Duane G. Hunt was born in the heartland of American Protestantism in 1884, and was reared as a Methodist. He earned a Bachelor of Arts degree from Cornell College, Mount Vernon, Iowa, in 1907 and taught in Iowa public schools before entering the University of Iowa Law School in 1911.
Deteriorating vision caused his resignation from law school in 1912 and plagued him throughout his life. Even more disturbing, however, was his persistent religious doubt, which finally forced him to abandon the faith of his family. Only after conquering his original resistance to Catholicism with studied logic did he embrace the Church of Rome, requesting to be baptized.
He was baptized in Chicago in 1913 and then accepted an offer to teach for a year in the Speech Department of the University of Utah. He liked Utah and extended his term of teaching, but a growing desire to become a priest caused him to resign in 1916 to enter St. Patrick Seminary in Menlo Park, California. He was ordained on 27 June 1920 in the Cathedral of the Madeleine. Lifelong interests in athletics and music served to complement his priesthood. Despite his poor eyesight, Father Hunt ranked among the best tennis players in Utah and coached the first diocesan baseball league in 1928. A skilled musician, he directed the cathedral choir for fourteen years.
After eight months of missionary work in Vernal, Father Hunt settled in at the Cathedral of the Madeleine as rector in 1925, then later as chancellor and vicar general. He was named Monsignor in 1929. In resonant baritone voice he broadcast the weekly "Catholic Hour" over radio station KSL from 1927 to 1949. He edited the Intermountain Catholic from 1926 to 1934, and published his treatise The People, the Clergy and the Church in 1928.

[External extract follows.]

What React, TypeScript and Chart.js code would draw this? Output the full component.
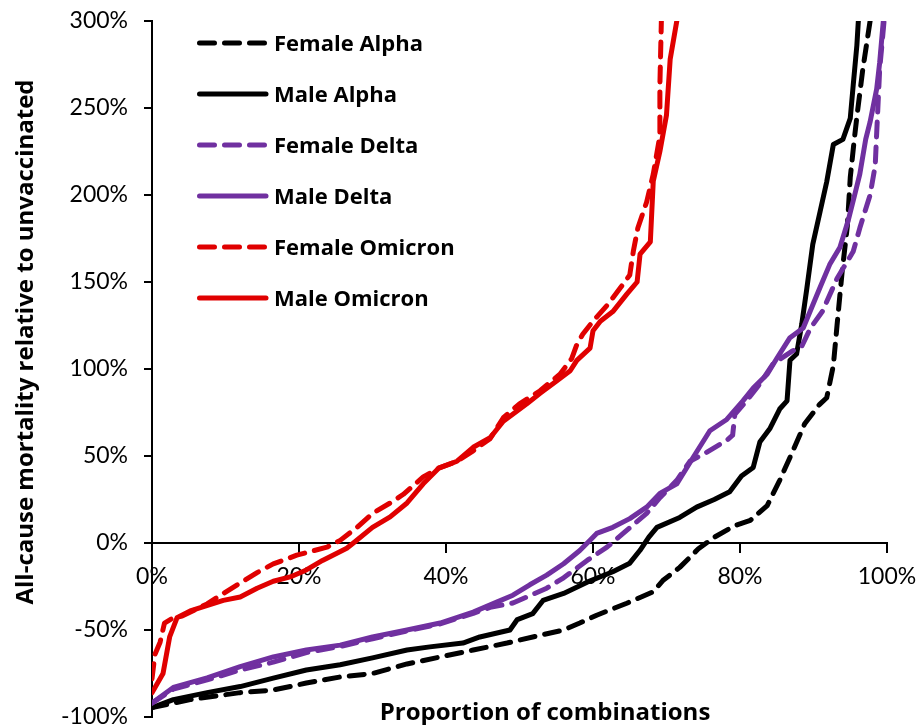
import React, { useEffect, useRef } from "react";
import { Chart, registerables } from "chart.js";

Chart.register(...registerables);

// Proportion of combinations (%) and mortality relative to unvaccinated (%) for each series
const femaleAlphaX = [0, 5.2, 12, 16.5, 21, 25.6, 30, 34.7, 39.2, 43.7, 48.3, 52.8, 56, 58.2, 60.5, 64.6, 68.2, 69.5, 71.8, 74.3, 76.5, 79.3, 81.4, 83.7, 85.4, 87.2, 88.8, 90.8, 91.8, 92.7, 93.2, 93.9, 94.6, 95.0, 95.5, 95.9, 96.7, 97.7];
const femaleAlphaY = [-94.6, -90, -86, -84.5, -80.5, -77, -75, -69.5, -65.5, -61.5, -57.5, -53, -50, -46, -41.5, -34.6, -28, -21.6, -14, -3.5, 3.3, 10, 13, 21.5, 36, 53, 68.5, 79.5, 83.5, 102, 125, 156, 182, 210, 230, 245, 272, 300];

const maleAlphaX = [0, 2.9, 7.5, 12, 16.5, 21, 25.6, 30, 34.7, 37.8, 42.3, 44.6, 48.7, 49.7, 51.8, 53.2, 56, 59.2, 62.7, 65, 66.4, 67.6, 68.7, 71.8, 74.1, 76.5, 78.6, 80.2, 81.8, 82.7, 84.1, 85.4, 86.4, 86.8, 87.7, 88.4, 89.1, 89.9, 90.9, 91.8, 92.7, 94, 95, 95.4, 95.9, 96.1];
const maleAlphaY = [-94.6, -90, -86, -82.5, -77.7, -73, -70, -66, -61.5, -59.7, -57.5, -54, -50, -44, -40.6, -33, -29, -22.5, -16.5, -11.6, -4.2, 3.4, 9, 14.7, 20.6, 25, 29.5, 38.5, 43.4, 58, 66, 77, 81.7, 105, 108.6, 125.7, 146.5, 171.6, 190.5, 207.6, 229, 232, 244, 263, 286, 300];

const femaleDeltaX = [0, 2.9, 7.5, 12, 16.5, 21, 25.6, 30, 34.7, 39.2, 43.7, 46, 49.1, 53.7, 56, 59.2, 61.9, 64.1, 67.3, 69.1, 71.4, 73.2, 75, 78.2, 79, 79.3, 80.9, 82.7, 84.5, 87, 88.4, 89.6, 91.2, 93.2, 95.4, 96.3, 97.7, 98.4, 98.6, 98.8, 99, 99.6];
const femaleDeltaY = [-92, -84, -78.7, -73, -68.5, -63, -59.5, -55, -50.5, -46.5, -40.5, -37, -34.5, -26, -20, -10, -2.4, 5.5, 17, 26, 36, 47, 51, 59, 62, 74, 81.7, 91.5, 103, 110, 113, 123.6, 133, 152, 167.5, 181, 200, 217, 236, 254, 272, 300];

const maleDeltaX = [0, 2.9, 7.5, 12, 16.5, 21, 25.6, 30, 34.7, 39.2, 43.7, 46.9, 49.1, 51.4, 53.7, 56, 58.2, 59.6, 60.5, 62.7, 65, 67.3, 69.1, 71.4, 73.6, 75.9, 78.2, 80.4, 81.8, 83.7, 85, 86.8, 88.6, 90.9, 92.2, 93.6, 94.7, 95.6, 96.3, 97.1, 97.7, 98.6, 99, 99.5];
const maleDeltaY = [-92, -83, -77.5, -71, -65.5, -61.5, -58.7, -54, -50, -46, -39.7, -34, -30, -24, -18.5, -11.9, -4.3, 1.6, 5.5, 9, 14, 20.6, 28.5, 34, 49, 64.5, 71, 81.7, 89, 97, 106, 118, 123.6, 147, 160, 170, 185, 200, 212, 232, 242, 261, 276, 300];

const femaleOmicronX = [0, 0.4, 1.1, 1.7, 2.9, 4.1, 7.5, 9.7, 12, 14.3, 16.5, 19.7, 23.8, 25.6, 27.9, 30, 32.4, 34.2, 36.9, 39, 41.5, 43.7, 46, 47.8, 50, 52.8, 55.5, 57.1, 57.8, 58.6, 60, 62, 63.7, 65, 65.5, 66.1, 67.3, 68.2, 69.1, 69.1, 69.3];
const femaleOmicronY = [-78, -64, -57, -46, -43, -42, -35, -29, -23, -17, -12, -7, -2.4, 1.5, 9, 17, 23, 28, 38, 43, 47, 53, 60, 72, 80, 87.5, 97, 106, 114, 120, 127.5, 137, 146.5, 154, 168, 181, 196, 212, 234, 263, 300];

const maleOmicronX = [0, 1.5, 2.4, 3.4, 5.2, 9.7, 12, 14.3, 16.5, 18.8, 21, 23.2, 26.5, 27.4, 30, 32.4, 34.7, 36.9, 39, 41.5, 43.7, 46, 47.8, 51, 52.8, 55, 56.9, 57.8, 59.6, 60, 61, 62.7, 64.6, 66, 66.4, 67.8, 68.2, 69.1, 70, 70.5, 71.4];
const maleOmicronY = [-86, -75, -54, -43, -39, -33, -31, -26, -22, -19.5, -15.5, -10, -3, 0, 9, 15, 23, 34, 43, 47, 55, 60.5, 70, 80, 86, 93, 99, 105, 112, 122, 127.5, 133, 143, 150, 166, 173, 208, 225, 246, 278, 300];

const seriesLabels = ["Female Alpha", "Male Alpha", "Female Delta", "Male Delta", "Female Omicron", "Male Omicron"];
const xTitle = "Proportion of combinations";
const yTitle = "All-cause mortality relative to unvaccinated";

const BLACK = "#000000";
const PURPLE = "#7030A0";
const RED = "#E00000";
const TICK_FONT = "Lato, 'Open Sans', sans-serif";
const BOLD_FONT = "'Open Sans', Lato, sans-serif";
const DASH = [15, 10];

const toPoints = (xs: number[], ys: number[]) => xs.map((x, i) => ({ x, y: ys[i] }));

// Axis titles drawn at fixed offsets from the plot area
const axisTitlesPlugin = {
  id: "axisTitles",
  afterDraw(chart: any) {
    const { ctx, chartArea } = chart;
    ctx.save();
    ctx.fillStyle = "#000";
    ctx.font = `bold 24px ${BOLD_FONT}`;
    ctx.textAlign = "center";
    ctx.textBaseline = "alphabetic";
    ctx.fillText(xTitle, chartArea.left + 393, chartArea.bottom + 3);
    ctx.translate(chartArea.left - 126, chartArea.top + 321);
    ctx.rotate(-Math.PI / 2);
    ctx.textBaseline = "middle";
    ctx.fillText(yTitle, 0, 0);
    ctx.restore();
  },
};

// Legend with line samples inside the plot area, top-left
const lineLegendPlugin = {
  id: "lineLegend",
  afterDatasetsDraw(chart: any) {
    const { ctx, chartArea } = chart;
    ctx.save();
    chart.data.datasets.forEach((ds: any, i: number) => {
      const y = chartArea.top + 22 + i * 51;
      ctx.strokeStyle = ds.borderColor;
      ctx.lineWidth = 5;
      ctx.lineCap = "round";
      ctx.setLineDash(ds.borderDash || []);
      ctx.beginPath();
      ctx.moveTo(chartArea.left + 47.5, y);
      ctx.lineTo(chartArea.left + 114, y);
      ctx.stroke();
      ctx.setLineDash([]);
      ctx.fillStyle = "#000";
      ctx.font = `bold 22px ${BOLD_FONT}`;
      ctx.textAlign = "left";
      ctx.textBaseline = "alphabetic";
      ctx.fillText(ds.label, chartArea.left + 122, y + 8);
    });
    ctx.restore();
  },
};

export default function App() {
  const canvasRef = useRef<HTMLCanvasElement | null>(null);

  useEffect(() => {
    if (!canvasRef.current) return;
    const series = [
      { xs: femaleAlphaX, ys: femaleAlphaY, color: BLACK, dashed: true },
      { xs: maleAlphaX, ys: maleAlphaY, color: BLACK, dashed: false },
      { xs: femaleDeltaX, ys: femaleDeltaY, color: PURPLE, dashed: true },
      { xs: maleDeltaX, ys: maleDeltaY, color: PURPLE, dashed: false },
      { xs: femaleOmicronX, ys: femaleOmicronY, color: RED, dashed: true },
      { xs: maleOmicronX, ys: maleOmicronY, color: RED, dashed: false },
    ];
    const datasets = series.map((s, i) => ({
      label: seriesLabels[i],
      data: toPoints(s.xs, s.ys),
      borderColor: s.color,
      backgroundColor: s.color,
      borderWidth: 5,
      borderDash: s.dashed ? DASH : [],
      borderCapStyle: "round" as const,
      borderJoinStyle: "round" as const,
      pointRadius: 0,
      tension: 0,
      fill: false,
      order: series.length - i,
    }));

    const tickFont = { family: TICK_FONT, size: 23 };
    const chart = new Chart(canvasRef.current, {
      type: "line",
      data: { datasets },
      options: {
        animation: false,
        responsive: true,
        maintainAspectRatio: false,
        events: [],
        layout: { padding: { left: 0, top: 21, right: 32, bottom: 8 } },
        plugins: { legend: { display: false }, tooltip: { enabled: false } },
        scales: {
          x: {
            type: "linear",
            min: 0,
            max: 100,
            position: { y: 0 } as any,
            border: { color: "#000", width: 2 },
            grid: { drawOnChartArea: false, drawTicks: true, tickLength: 9, color: "#000", lineWidth: 2 },
            ticks: {
              stepSize: 20,
              padding: 11,
              color: "#000",
              font: tickFont,
              maxRotation: 0,
              autoSkip: false,
              callback: (v: any) => `${v}%`,
            },
            afterFit: (axis: any) => {
              axis.paddingLeft = 0;
              axis.paddingRight = 0;
            },
          },
          y: {
            type: "linear",
            position: "left",
            min: -100,
            max: 300,
            border: { color: "#000", width: 2 },
            grid: { drawOnChartArea: false, drawTicks: true, tickLength: 8, color: "#000", lineWidth: 2 },
            ticks: {
              stepSize: 50,
              padding: 16,
              color: "#000",
              font: tickFont,
              callback: (v: any) => `${v}%`,
            },
            afterFit: (axis: any) => {
              axis.width = 152;
              axis.paddingTop = 0;
              axis.paddingBottom = 0;
            },
          },
        },
      },
      plugins: [axisTitlesPlugin, lineLegendPlugin],
    });
    return () => chart.destroy();
  }, []);

  return (
    <div style={{ position: "fixed", left: 0, top: 0, width: 919, height: 725, background: "#fff" }}>
      <canvas ref={canvasRef} />
    </div>
  );
}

Bishop Hunt became the first Methodist convert to be named a member of the American Catholic hierarchy when he was consecrated fifth bishop of the Diocese of Salt Lake City on 28 October 1937. During his tenure he founded fifteen parishes throughout the state. Cathedral Parish School, which is now the diocesan pastoral center, was built in Salt Lake City and St. Benedict's Hospital in Ogden. Bishop Hunt invited the Carmelite Sisters to come to Utah, and the Sisters of Charity of the Incarnate Word to open St. Joseph's Villa in Salt Lake City. He encouraged the Trappist monks to establish their monastery in Huntsville, Utah. People of all faiths throughout the United States mourned Bishop Hunt when he died of a heart ailment on 30 March 1960.
See: Duane G. Hunt, "My Conversion to the Catholic Faith," Epistle, St. Paul Guild (1949); Bernice M. Mooney, Salt of the Earth, The History of the Catholic Church in Utah, 1776-1987 (1992).